### Exercise brief
All of the data that follows should be retyped exactly, please, except the pictures.

### Data segment
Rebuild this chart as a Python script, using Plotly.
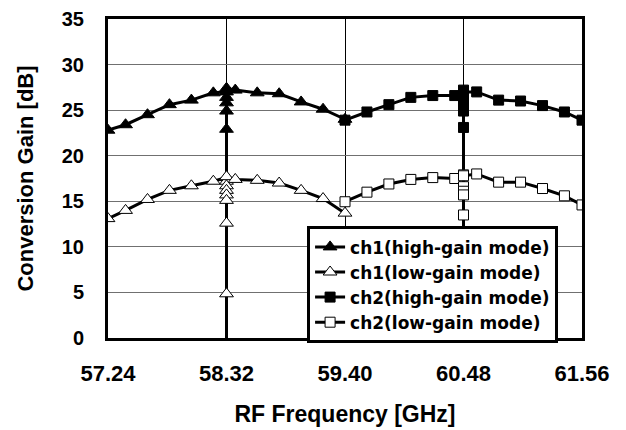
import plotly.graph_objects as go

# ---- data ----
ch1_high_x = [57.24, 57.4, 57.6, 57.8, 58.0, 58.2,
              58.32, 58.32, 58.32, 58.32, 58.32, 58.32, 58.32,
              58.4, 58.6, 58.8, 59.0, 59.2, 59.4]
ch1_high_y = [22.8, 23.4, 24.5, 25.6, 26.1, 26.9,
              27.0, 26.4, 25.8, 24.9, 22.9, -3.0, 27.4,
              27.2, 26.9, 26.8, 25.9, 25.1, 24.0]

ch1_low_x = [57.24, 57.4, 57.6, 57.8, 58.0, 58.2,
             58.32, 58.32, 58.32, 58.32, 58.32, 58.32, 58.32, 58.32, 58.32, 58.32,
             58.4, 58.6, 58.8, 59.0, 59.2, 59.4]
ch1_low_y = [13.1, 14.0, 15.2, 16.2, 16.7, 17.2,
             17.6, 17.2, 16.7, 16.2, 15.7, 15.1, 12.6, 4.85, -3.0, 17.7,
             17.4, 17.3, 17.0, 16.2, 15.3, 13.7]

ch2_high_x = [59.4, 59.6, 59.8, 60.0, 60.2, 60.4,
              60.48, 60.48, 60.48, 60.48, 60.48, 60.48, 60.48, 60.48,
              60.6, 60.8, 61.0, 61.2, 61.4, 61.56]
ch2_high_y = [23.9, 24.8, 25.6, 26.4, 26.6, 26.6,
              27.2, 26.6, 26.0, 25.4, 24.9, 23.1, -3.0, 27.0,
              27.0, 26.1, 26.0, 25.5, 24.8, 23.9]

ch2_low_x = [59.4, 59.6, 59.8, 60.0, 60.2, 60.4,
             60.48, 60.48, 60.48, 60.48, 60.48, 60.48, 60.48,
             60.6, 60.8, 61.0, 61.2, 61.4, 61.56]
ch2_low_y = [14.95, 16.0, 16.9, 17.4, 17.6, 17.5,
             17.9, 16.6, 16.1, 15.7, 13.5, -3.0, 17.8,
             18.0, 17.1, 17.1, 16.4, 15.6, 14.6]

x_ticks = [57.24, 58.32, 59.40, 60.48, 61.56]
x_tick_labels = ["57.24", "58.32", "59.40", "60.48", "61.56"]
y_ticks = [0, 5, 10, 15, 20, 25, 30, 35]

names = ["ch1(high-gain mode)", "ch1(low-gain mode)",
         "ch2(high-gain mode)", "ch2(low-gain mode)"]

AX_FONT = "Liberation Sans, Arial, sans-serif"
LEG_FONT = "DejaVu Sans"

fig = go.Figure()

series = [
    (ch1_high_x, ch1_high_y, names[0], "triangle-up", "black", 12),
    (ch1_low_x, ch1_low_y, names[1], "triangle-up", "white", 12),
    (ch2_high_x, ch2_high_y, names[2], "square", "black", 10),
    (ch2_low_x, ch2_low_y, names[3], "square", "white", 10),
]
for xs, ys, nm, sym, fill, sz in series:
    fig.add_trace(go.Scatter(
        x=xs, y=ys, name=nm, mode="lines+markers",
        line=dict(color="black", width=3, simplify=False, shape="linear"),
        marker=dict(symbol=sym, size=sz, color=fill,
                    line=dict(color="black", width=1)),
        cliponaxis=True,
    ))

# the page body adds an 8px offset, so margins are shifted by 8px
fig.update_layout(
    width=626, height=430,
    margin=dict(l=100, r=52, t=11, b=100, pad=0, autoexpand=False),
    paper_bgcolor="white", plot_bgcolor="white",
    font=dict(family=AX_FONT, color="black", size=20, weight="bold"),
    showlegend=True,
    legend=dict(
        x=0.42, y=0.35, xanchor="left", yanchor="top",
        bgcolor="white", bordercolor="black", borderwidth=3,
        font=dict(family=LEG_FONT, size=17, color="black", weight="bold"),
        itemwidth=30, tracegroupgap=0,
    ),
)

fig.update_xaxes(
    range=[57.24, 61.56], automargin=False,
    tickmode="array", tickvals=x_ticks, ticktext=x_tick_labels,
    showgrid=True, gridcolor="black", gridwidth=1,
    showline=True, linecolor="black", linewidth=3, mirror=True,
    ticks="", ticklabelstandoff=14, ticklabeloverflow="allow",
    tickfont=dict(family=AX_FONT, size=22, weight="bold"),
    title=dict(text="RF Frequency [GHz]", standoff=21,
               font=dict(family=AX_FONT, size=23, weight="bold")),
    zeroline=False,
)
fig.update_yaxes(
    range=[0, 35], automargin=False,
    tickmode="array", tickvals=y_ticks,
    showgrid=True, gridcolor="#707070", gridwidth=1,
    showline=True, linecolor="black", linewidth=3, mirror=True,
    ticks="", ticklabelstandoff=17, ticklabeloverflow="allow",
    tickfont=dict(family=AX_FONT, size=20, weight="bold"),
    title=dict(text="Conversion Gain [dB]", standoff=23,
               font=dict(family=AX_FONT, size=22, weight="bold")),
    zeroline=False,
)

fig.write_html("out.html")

### The completed task
Rebuild this chart as a Python script, using Plotly.
import plotly.graph_objects as go

# ---- data ----
ch1_high_x = [57.24, 57.4, 57.6, 57.8, 58.0, 58.2,
              58.32, 58.32, 58.32, 58.32, 58.32, 58.32, 58.32,
              58.4, 58.6, 58.8, 59.0, 59.2, 59.4]
ch1_high_y = [22.8, 23.4, 24.5, 25.6, 26.1, 26.9,
              27.0, 26.4, 25.8, 24.9, 22.9, -3.0, 27.4,
              27.2, 26.9, 26.8, 25.9, 25.1, 24.0]

ch1_low_x = [57.24, 57.4, 57.6, 57.8, 58.0, 58.2,
             58.32, 58.32, 58.32, 58.32, 58.32, 58.32, 58.32, 58.32, 58.32, 58.32,
             58.4, 58.6, 58.8, 59.0, 59.2, 59.4]
ch1_low_y = [13.1, 14.0, 15.2, 16.2, 16.7, 17.2,
             17.6, 17.2, 16.7, 16.2, 15.7, 15.1, 12.6, 4.85, -3.0, 17.7,
             17.4, 17.3, 17.0, 16.2, 15.3, 13.7]

ch2_high_x = [59.4, 59.6, 59.8, 60.0, 60.2, 60.4,
              60.48, 60.48, 60.48, 60.48, 60.48, 60.48, 60.48, 60.48,
              60.6, 60.8, 61.0, 61.2, 61.4, 61.56]
ch2_high_y = [23.9, 24.8, 25.6, 26.4, 26.6, 26.6,
              27.2, 26.6, 26.0, 25.4, 24.9, 23.1, -3.0, 27.0,
              27.0, 26.1, 26.0, 25.5, 24.8, 23.9]

ch2_low_x = [59.4, 59.6, 59.8, 60.0, 60.2, 60.4,
             60.48, 60.48, 60.48, 60.48, 60.48, 60.48, 60.48,
             60.6, 60.8, 61.0, 61.2, 61.4, 61.56]
ch2_low_y = [14.95, 16.0, 16.9, 17.4, 17.6, 17.5,
             17.9, 16.6, 16.1, 15.7, 13.5, -3.0, 17.8,
             18.0, 17.1, 17.1, 16.4, 15.6, 14.6]

x_ticks = [57.24, 58.32, 59.40, 60.48, 61.56]
x_tick_labels = ["57.24", "58.32", "59.40", "60.48", "61.56"]
y_ticks = [0, 5, 10, 15, 20, 25, 30, 35]

names = ["ch1(high-gain mode)", "ch1(low-gain mode)",
         "ch2(high-gain mode)", "ch2(low-gain mode)"]

AX_FONT = "Liberation Sans, Arial, sans-serif"
LEG_FONT = "DejaVu Sans"

fig = go.Figure()

series = [
    (ch1_high_x, ch1_high_y, names[0], "triangle-up", "black", 12),
    (ch1_low_x, ch1_low_y, names[1], "triangle-up", "white", 12),
    (ch2_high_x, ch2_high_y, names[2], "square", "black", 10),
    (ch2_low_x, ch2_low_y, names[3], "square", "white", 10),
]
for xs, ys, nm, sym, fill, sz in series:
    fig.add_trace(go.Scatter(
        x=xs, y=ys, name=nm, mode="lines+markers",
        line=dict(color="black", width=3, simplify=False, shape="linear"),
        marker=dict(symbol=sym, size=sz, color=fill,
                    line=dict(color="black", width=1)),
        cliponaxis=True,
    ))

# the page body adds an 8px offset, so margins are shifted by 8px
fig.update_layout(
    width=626, height=430,
    margin=dict(l=100, r=52, t=11, b=100, pad=0, autoexpand=False),
    paper_bgcolor="white", plot_bgcolor="white",
    font=dict(family=AX_FONT, color="black", size=20, weight="bold"),
    showlegend=True,
    legend=dict(
        x=0.42, y=0.35, xanchor="left", yanchor="top",
        bgcolor="white", bordercolor="black", borderwidth=3,
        font=dict(family=LEG_FONT, size=17, color="black", weight="bold"),
        itemwidth=30, tracegroupgap=0,
    ),
)

fig.update_xaxes(
    range=[57.24, 61.56], automargin=False,
    tickmode="array", tickvals=x_ticks, ticktext=x_tick_labels,
    showgrid=True, gridcolor="black", gridwidth=1,
    showline=True, linecolor="black", linewidth=3, mirror=True,
    ticks="", ticklabelstandoff=14, ticklabeloverflow="allow",
    tickfont=dict(family=AX_FONT, size=22, weight="bold"),
    title=dict(text="RF Frequency [GHz]", standoff=21,
               font=dict(family=AX_FONT, size=23, weight="bold")),
    zeroline=False,
)
fig.update_yaxes(
    range=[0, 35], automargin=False,
    tickmode="array", tickvals=y_ticks,
    showgrid=True, gridcolor="#707070", gridwidth=1,
    showline=True, linecolor="black", linewidth=3, mirror=True,
    ticks="", ticklabelstandoff=17, ticklabeloverflow="allow",
    tickfont=dict(family=AX_FONT, size=20, weight="bold"),
    title=dict(text="Conversion Gain [dB]", standoff=23,
               font=dict(family=AX_FONT, size=22, weight="bold")),
    zeroline=False,
)

fig.write_html("out.html")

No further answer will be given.